On Dec. 6, late in the day, US Supreme Court justice Ruth Bader Ginsburg granted president Donald Trump’s request for an emergency stay suspending a lower court decision finding his financial records are subject to subpoena.
It’s just one of three matters having to do with Trump’s finances that the court may consider, which is likely why Ginsburg granted the request. Her order is not a substantive affirmation of the president’s legal position that as the nation’s executive his records are special, but a procedural acknowledgment of the fact that similar matters are pending and that the president is working on a petition for Supreme Court review.
Two of the cases Trump plans to challenge at the high court stem from congressional investigations into the president’s finances by the House Committee on Financial Services and by the House Permanent Select Committee on Intelligence. They involve subpoenas issued to the banks Capital One and Deutsche Bank. The third case arose from a New York grand jury investigation into alleged Trump hush-money payoffs to women ahead of the 2016 presidential elections, with records sought from Trump’s accountants, Mazars USA.

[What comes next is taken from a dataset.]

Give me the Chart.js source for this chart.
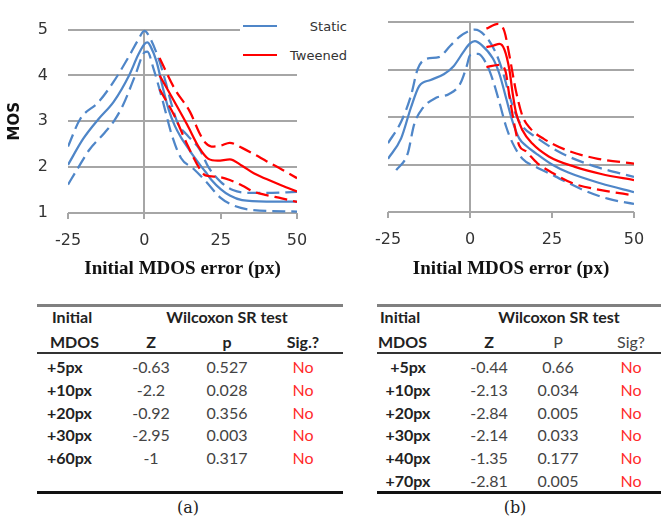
<!DOCTYPE html>
<html>
<head>
<meta charset="utf-8">
<script src="https://cdn.jsdelivr.net/npm/chart.js@4.4.1/dist/chart.umd.min.js"></script>
<style>
  body { margin: 0; background: #fff; width: 661px; height: 517px; overflow: hidden; position: relative; font-family: Lato, sans-serif; }
  canvas { position: absolute; top: 0; }
  .abs { position: absolute; white-space: nowrap; line-height: 1; }
  .rule { position: absolute; }
  #legend { position: absolute; left: 240px; top: 8px; width: 112px; height: 64px; background: #fff; }
  #legend .swatch { position: absolute; left: 3px; width: 34px; height: 2px; }
  #legend .txt { position: absolute; right: 5px; font: 13px "DejaVu Sans", sans-serif; color: #333; line-height: 1; transform: translateY(-50%); }
</style>
</head>
<body>
<canvas id="chartA" width="330" height="285" style="left:0"></canvas>
<canvas id="chartB" width="331" height="285" style="left:330px"></canvas>
<div id="legend">
  <div class="swatch" style="top:17px;background:#4f86c8"></div>
  <span class="txt" style="top:18px">Static</span>
  <div class="swatch" style="top:46px;background:#ff0000"></div>
  <span class="txt" style="top:47px">Tweened</span>
</div>
<div id="tables"></div>
<script>
const xTicks = [-25, 0, 25, 50];
const yTicks = [1, 2, 3, 4, 5];

// (a) static
const aStaticX = [-25, -20, -15, -10, -5, -2, 0, 1, 2, 4, 6, 8, 10, 12, 14, 16, 18, 20, 22, 25, 28, 32, 40, 50];
const aStaticY = [2.05, 2.62, 3.05, 3.43, 4.0, 4.45, 4.68, 4.72, 4.64, 4.3, 3.75, 3.25, 2.9, 2.65, 2.45, 2.25, 2.07, 1.9, 1.72, 1.52, 1.38, 1.28, 1.25, 1.25];
const aStaticHiX = [-25, -21, -15, -10, -5, -2, 0, 2, 5, 7, 9, 11, 14, 18, 21, 25, 29, 34, 40, 50];
const aStaticHiY = [2.45, 3.05, 3.42, 3.87, 4.42, 4.78, 4.97, 4.8, 4.3, 3.85, 3.35, 2.95, 2.7, 2.4, 2.0, 1.68, 1.5, 1.44, 1.44, 1.46];
const aStaticLoX = [-25, -22, -18, -13, -10, -7, -3, 0, 1, 3, 6, 9, 12, 16, 20, 25, 29, 35, 50];
const aStaticLoY = [1.62, 1.95, 2.38, 2.75, 3.0, 3.35, 4.0, 4.5, 4.52, 4.15, 3.45, 2.7, 2.2, 1.97, 1.7, 1.33, 1.17, 1.07, 1.03];
// (a) tweened
const aTweenX = [5, 9.5, 14, 18, 21, 24, 28, 32, 36, 40, 45, 50];
const aTweenY = [4.0, 3.47, 2.93, 2.42, 2.18, 2.14, 2.17, 2.03, 1.86, 1.74, 1.6, 1.47];
const aTweenHiX = [5, 10, 15, 18, 20, 22, 25, 28, 32, 36, 40, 45, 50];
const aTweenHiY = [4.38, 3.7, 3.2, 2.75, 2.53, 2.45, 2.47, 2.53, 2.42, 2.28, 2.13, 1.95, 1.76];
const aTweenLoX = [5, 10, 14, 18, 20, 24, 28, 32, 36, 40, 45, 50];
const aTweenLoY = [3.7, 3.1, 2.5, 1.98, 1.82, 1.79, 1.72, 1.6, 1.46, 1.39, 1.32, 1.24];

// (b) static
const bStaticX = [-25, -21, -18, -15.5, -12, -8, -5, -2, 0, 1.5, 3.5, 7, 9, 11, 13, 15, 17, 20, 25, 30, 40, 50];
const bStaticY = [2.12, 2.55, 3.2, 3.65, 3.78, 3.9, 4.07, 4.37, 4.55, 4.6, 4.52, 4.23, 3.9, 3.4, 2.9, 2.55, 2.4, 2.24, 2.0, 1.83, 1.6, 1.42];
const bStaticHiX = [-25, -21, -18, -16, -13.5, -9.5, -6, -3, 0, 1.5, 5, 8, 10, 12, 14, 16, 20, 25, 30, 38, 50];
const bStaticHiY = [2.45, 2.9, 3.45, 4.0, 4.22, 4.26, 4.5, 4.7, 4.82, 4.84, 4.68, 4.33, 3.95, 3.45, 3.05, 2.8, 2.58, 2.35, 2.17, 1.96, 1.74];
const bStaticLoX = [-22.5, -19, -17, -14.5, -10.5, -6.5, -3, -1, 0, 2.5, 5, 7, 9, 11, 13, 16, 20, 26, 34, 42, 50];
const bStaticLoY = [1.88, 2.23, 2.85, 3.18, 3.4, 3.48, 3.7, 4.07, 4.3, 4.33, 4.12, 3.77, 3.3, 2.8, 2.45, 2.12, 1.95, 1.75, 1.48, 1.28, 1.17];
// (b) tweened
const bTweenX = [5, 7, 9, 10.5, 12, 13, 14, 16, 19, 24, 32, 40, 50];
const bTweenY = [4.47, 4.5, 4.54, 4.42, 4.0, 3.5, 3.1, 2.72, 2.44, 2.17, 1.95, 1.8, 1.67];
const bTweenHiX = [5, 8.5, 10.5, 12, 14, 16, 18.5, 22.5, 29.5, 39, 50];
const bTweenHiY = [4.86, 4.96, 4.8, 4.3, 3.55, 3.02, 2.75, 2.54, 2.3, 2.12, 2.02];
const bTweenLoX = [5, 9, 10.8, 12, 13.5, 15, 17, 20.5, 25.5, 31.5, 40, 50];
const bTweenLoY = [4.05, 4.1, 3.97, 3.45, 2.85, 2.4, 2.28, 2.03, 1.81, 1.6, 1.46, 1.35];

// tables
const aRows = ["+5px", "+10px", "+20px", "+30px", "+60px"];
const aZ = ["-0.63", "-2.2", "-0.92", "-2.95", "-1"];
const aP = ["0.527", "0.028", "0.356", "0.003", "0.317"];
const aSig = ["No", "No", "No", "No", "No"];
const bRows = ["+5px", "+10px", "+20px", "+30px", "+40px", "+70px"];
const bZ = ["-0.44", "-2.13", "-2.84", "-2.14", "-1.35", "-2.81"];
const bP = ["0.66", "0.034", "0.005", "0.033", "0.177", "0.005"];
const bSig = ["No", "No", "No", "No", "No", "No"];

const BLUE = "#4f86c8";
const RED = "#ff0000";
const GRID = "#a6a6a6";
const TEXT = "#333";

function lineSet(xs, ys, color, dashed) {
  return {
    data: xs.map((x, i) => ({ x: x, y: ys[i] })),
    borderColor: color,
    borderWidth: 2.25,
    borderDash: dashed ? [13, 6] : [],
    pointRadius: 0,
    cubicInterpolationMode: "monotone",
    fill: false
  };
}

function buildChart(id, sets, opt) {
  return new Chart(document.getElementById(id), {
    type: "line",
    data: { datasets: sets },
    options: {
      responsive: false,
      animation: false,
      devicePixelRatio: 1,
      layout: { padding: { top: opt.top, right: opt.right, left: 0, bottom: 0 } },
      plugins: { legend: { display: false }, tooltip: { enabled: false } },
      scales: {
        x: {
          type: "linear",
          min: -25,
          max: 50,
          afterBuildTicks: s => { s.ticks = xTicks.map(v => ({ value: v })); },
          grid: {
            color: c => (c.tick && c.tick.value === 0 ? GRID : "rgba(0,0,0,0)"),
            tickColor: GRID,
            tickLength: 6,
            lineWidth: 2
          },
          border: { display: false },
          ticks: { font: { family: "DejaVu Sans", size: 16 }, color: TEXT, padding: 12, maxRotation: 0 },
          title: {
            display: true,
            text: "Initial MDOS error (px)",
            font: { family: "Liberation Serif", size: 19, weight: "bold" },
            color: "#111",
            padding: { top: 0, bottom: 5 }
          },
          afterFit: s => { s.height = 285 - opt.bottom; }
        },
        y: {
          min: 1,
          max: 5,
          afterBuildTicks: s => { s.ticks = yTicks.map(v => ({ value: v })); },
          grid: { color: GRID, lineWidth: 2, drawTicks: false },
          border: { display: false },
          ticks: { display: opt.showY, font: { family: "DejaVu Sans", size: 16 }, color: TEXT, padding: 20 },
          title: {
            display: opt.showY,
            text: "MOS",
            font: { family: "DejaVu Sans", size: 15, weight: "bold" },
            color: "#111",
            padding: { top: 6, bottom: 0 }
          },
          afterFit: s => { s.width = opt.left; }
        }
      }
    }
  });
}

buildChart("chartA", [
  lineSet(aTweenX, aTweenY, RED, false),
  lineSet(aTweenHiX, aTweenHiY, RED, true),
  lineSet(aTweenLoX, aTweenLoY, RED, true),
  lineSet(aStaticX, aStaticY, BLUE, false),
  lineSet(aStaticHiX, aStaticHiY, BLUE, true),
  lineSet(aStaticLoX, aStaticLoY, BLUE, true)
], { top: 19, right: 33, left: 68, bottom: 213, showY: true });

buildChart("chartB", [
  lineSet(bTweenX, bTweenY, RED, false),
  lineSet(bTweenHiX, bTweenHiY, RED, true),
  lineSet(bTweenLoX, bTweenLoY, RED, true),
  lineSet(bStaticX, bStaticY, BLUE, false),
  lineSet(bStaticHiX, bStaticHiY, BLUE, true),
  lineSet(bStaticLoX, bStaticLoY, BLUE, true)
], { top: 22, right: 27, left: 58, bottom: 212, showY: false });

// tables as text
const host = document.getElementById("tables");

function put(text, x, y, align, style) {
  const s = document.createElement("span");
  s.className = "abs";
  s.textContent = text;
  s.style.left = x + "px";
  s.style.top = y + "px";
  const tx = align === "center" ? "-50%" : "0";
  s.style.transform = "translate(" + tx + ",-50%)";
  s.style.cssText += style || "";
  host.appendChild(s);
}

function rule(x1, x2, y, h, color) {
  const d = document.createElement("div");
  d.className = "rule";
  d.style.left = x1 + "px";
  d.style.width = (x2 - x1) + "px";
  d.style.top = (y - h / 2) + "px";
  d.style.height = h + "px";
  d.style.background = color;
  host.appendChild(d);
}

const BOLD = "font-weight:700;font-size:16px;color:#222;";
const REG = "font-size:16px;color:#444;";
const NO = "font-size:16px;color:#ff2a2a;";

function table(t) {
  rule(t.x1, t.x2, 305, 3, "#808080");
  rule(t.x1, t.x2, 353, 2, "#333");
  rule(t.x1, t.x2, 492, 3, "#111");
  put("Initial", t.headX, 317, "left", BOLD);
  put("MDOS", t.headX - 2, 342, "left", BOLD);
  put("Wilcoxon SR test", t.wilX, 317, "center", BOLD);
  put("Z", t.zX, 342, "center", BOLD);
  put(t.pHead, t.pX, 342, "center", t.headBold ? BOLD : REG);
  put(t.sigHead, t.sigX, 342, "center", t.headBold ? BOLD : REG);
  t.rows.forEach((r, i) => {
    const y = 367 + i * 22.8;
    put(r, t.rowX, y, t.rowAlign, BOLD);
    put(t.z[i], t.zX, y, "center", REG);
    put(t.p[i], t.pX, y, "center", REG);
    put(t.sig[i], t.sigX, y, "center", NO);
  });
  put(t.caption, t.capX, 508, "center", "font-family:'DejaVu Serif',serif;font-size:16px;color:#222;");
}

table({ x1: 37, x2: 343, headX: 52, wilX: 227, zX: 151, pX: 227, sigX: 303, rowX: 47, rowAlign: "left",
  pHead: "p", sigHead: "Sig.?", headBold: true, rows: aRows, z: aZ, p: aP, sig: aSig, caption: "(a)", capX: 188 });
table({ x1: 377, x2: 661, headX: 380, wilX: 559, zX: 489, pX: 558, sigX: 631, rowX: 408, rowAlign: "center",
  pHead: "P", sigHead: "Sig?", headBold: false, rows: bRows, z: bZ, p: bP, sig: bSig, caption: "(b)", capX: 515 });
</script>
</body>
</html>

Trump has intervened in all the cases, claiming his position as executive shields his records from review. So far, no court has agreed, and the companies have all said they’ll turn over the records if the Supreme Court orders them to do so. The president has showered the court with emergency filings, seeking stays and stay extensions while preparing a petition for high court review.

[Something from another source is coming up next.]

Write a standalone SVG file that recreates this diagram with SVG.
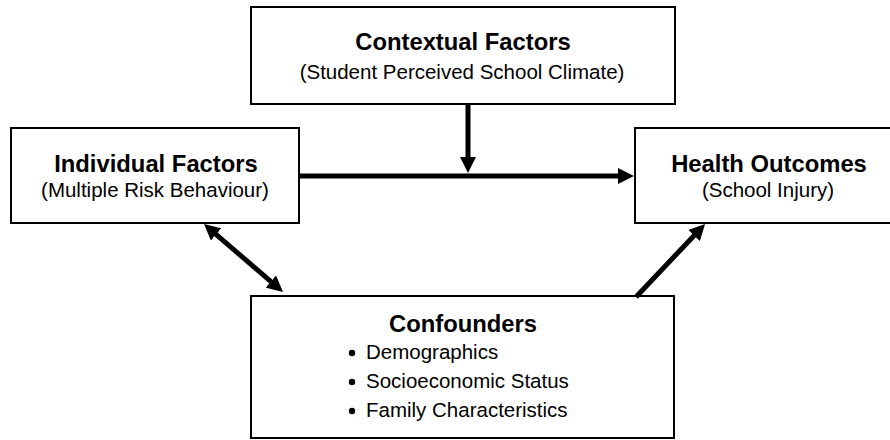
<svg xmlns="http://www.w3.org/2000/svg" width="890" height="440" viewBox="0 0 890 440">
  <style>
    .box { fill: #ffffff; stroke: #000000; stroke-width: 2; }
    .title { font-family: "Liberation Sans", Arial, sans-serif; font-size: 23.8px; font-weight: bold; fill: #000; text-anchor: middle; }
    .sub { font-family: "Liberation Sans", Arial, sans-serif; font-size: 20.5px; fill: #000; text-anchor: middle; }
    .item { font-family: "Liberation Sans", Arial, sans-serif; font-size: 20.5px; fill: #000; }
    .conn { stroke: #000; stroke-width: 5; fill: none; }
  </style>
  <defs>
    <marker id="arrow" viewBox="0 0 16 16" refX="4" refY="8" markerWidth="16" markerHeight="16" markerUnits="userSpaceOnUse" orient="auto-start-reverse">
      <path d="M0,0 L16,8 L0,16 Z" fill="#000"/>
    </marker>
  </defs>
  <rect width="890" height="440" fill="#ffffff"/>

  <g id="contextual">
    <rect class="box" x="251" y="7" width="424" height="97"/>
    <text class="title" x="463" y="50">Contextual Factors</text>
    <text class="sub" x="462" y="79">(Student Perceived School Climate)</text>
  </g>

  <g id="individual">
    <rect class="box" x="11" y="128" width="288" height="95"/>
    <text class="title" x="156" y="172">Individual Factors</text>
    <text class="sub" x="155" y="197">(Multiple Risk Behaviour)</text>
  </g>

  <g id="health">
    <rect class="box" x="635" y="128" width="268" height="95"/>
    <text class="title" x="769" y="172">Health Outcomes</text>
    <text class="sub" x="768" y="197">(School Injury)</text>
  </g>

  <g id="confounders">
    <rect class="box" x="251" y="296" width="423" height="142"/>
    <text class="title" x="463" y="332">Confounders</text>
    <circle cx="352" cy="353" r="3.2" fill="#000"/>
    <text class="item" x="366" y="359">Demographics</text>
    <circle cx="352" cy="382" r="3.2" fill="#000"/>
    <text class="item" x="366" y="388">Socioeconomic Status</text>
    <circle cx="352" cy="411" r="3.2" fill="#000"/>
    <text class="item" x="366" y="417">Family Characteristics</text>
  </g>

  <g id="connectors">
    <line class="conn" x1="299" y1="176" x2="622" y2="176" marker-end="url(#arrow)"/>
    <line class="conn" x1="468" y1="104" x2="468" y2="161" marker-end="url(#arrow)"/>
    <line class="conn" x1="213.1" y1="231.8" x2="273.9" y2="284.2" marker-start="url(#arrow)" marker-end="url(#arrow)"/>
    <line class="conn" x1="636" y1="297" x2="696.8" y2="232.7" marker-end="url(#arrow)"/>
  </g>
</svg>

Trump wants the justices to decide to review the issues and, if they do, find his records can’t be released.
In his emergency filing in the Deutsche Bank case, which was decided in the court below on Dec. 3, Trump urged the justices to consider his position, which is that these third-party subpoenas are invalid, overly broad, and barred by law. “The issue at this stage is straightforward,” the president’s counsel contended. “Whether the President will be allowed to petition for review of an unprecedented demand for his personal papers, or whether he will be deprived of that opportunity because the Committees issued these subpoenas to third parties with no incentive to test their validity.”
The third parties are all more or less neutral on the requests. Trump is anything but.
“This choice should be easy,” his filing stated. In his view, the president’s records are special, even if the demands cover dealings before he was elected, and raise constitutional issues of separation of powers between government branches. These are matters of “great delicacy,” Trump claims.
He cites the 1974 high court case Unites Staes v. Nixon, which states that the justices do not “proceed against the president as against an ordinary individual,” and extends him the “high degree of respect due the President of the United States.” But the Nixon matter was ultimately decided against the president and has been cited by conservative justices as a fine example of the fact the no one is above the law. In that case, the president was ordered to turn over records and the decision led to his resignation.
Ginsburg ordered the House of Representatives to file a response to Trump by 11am on Dec. 11.